No. The practical core, structured confidence output, a small labeled set, binning results, and setting a threshold, is accessible to any careful practitioner. A statistics background helps you go deeper into the metrics, but you can produce a meaningful and useful calibration result with rigor and clear thinking rather than specialized training.
What is the single best first step?
Make your prompt emit confidence as a separate structured field, then measure it against thirty to fifty labeled examples and see how claimed confidence compares to actual accuracy. That one exercise teaches you more than any amount of reading and gives you an immediate, actionable signal about whether your model's confidence can be trusted.
How do I know if my model is overconfident specifically?
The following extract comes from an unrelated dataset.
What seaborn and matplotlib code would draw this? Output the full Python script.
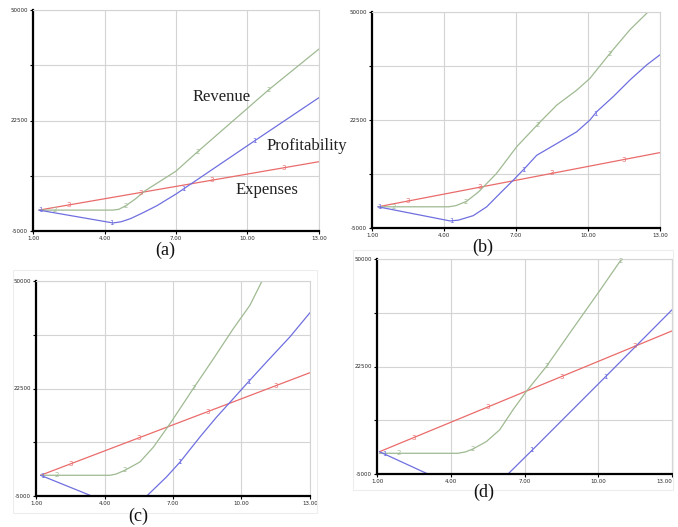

Bin your results by confidence level and compare claimed confidence to actual accuracy in each band. If the high-confidence band is correct far less often than it claims, that is overconfidence, the most common and most dangerous pattern. Pay particular attention to the top band, because that is where people trust the model most.
Can I combine self-reported and behavioral confidence signals?
Yes, and the strongest setups do. Treat behavioral signals like sampling agreement as a check on the self-reported number, and route on their disagreement. When the model claims high confidence but multiple samples disagree, that conflict is a strong warning to escalate, regardless of what the model says about itself.
How do I convince stakeholders this is worth doing?
Show them concrete cases where the model claimed high confidence and was wrong, then connect calibration to a metric they own, such as error rate or review cost. A short list of confidently-wrong answers makes an invisible problem visible, and tying the fix to their scorecard turns it from an abstract good practice into a fundable decision.
Key Takeaways
- Calibration means stated confidence matches actual accuracy, which is distinct from raw accuracy.
- The prompt shapes confidence, so prompting is a real lever for calibration, not just for the answer.
- Do not trust a self-reported confidence number until you have validated it against outcomes; use behavioral signals when self-report is weak.
- A few dozen labeled examples give a useful first signal; track Expected Calibration Error, a reliability curve, and a histogram together.
- Operationalize the signal with a documented escalation threshold and re-measure after prompt and model changes.
- The effort is worth it for any system that acts on model output automatically, with rigor scaled to the stakes.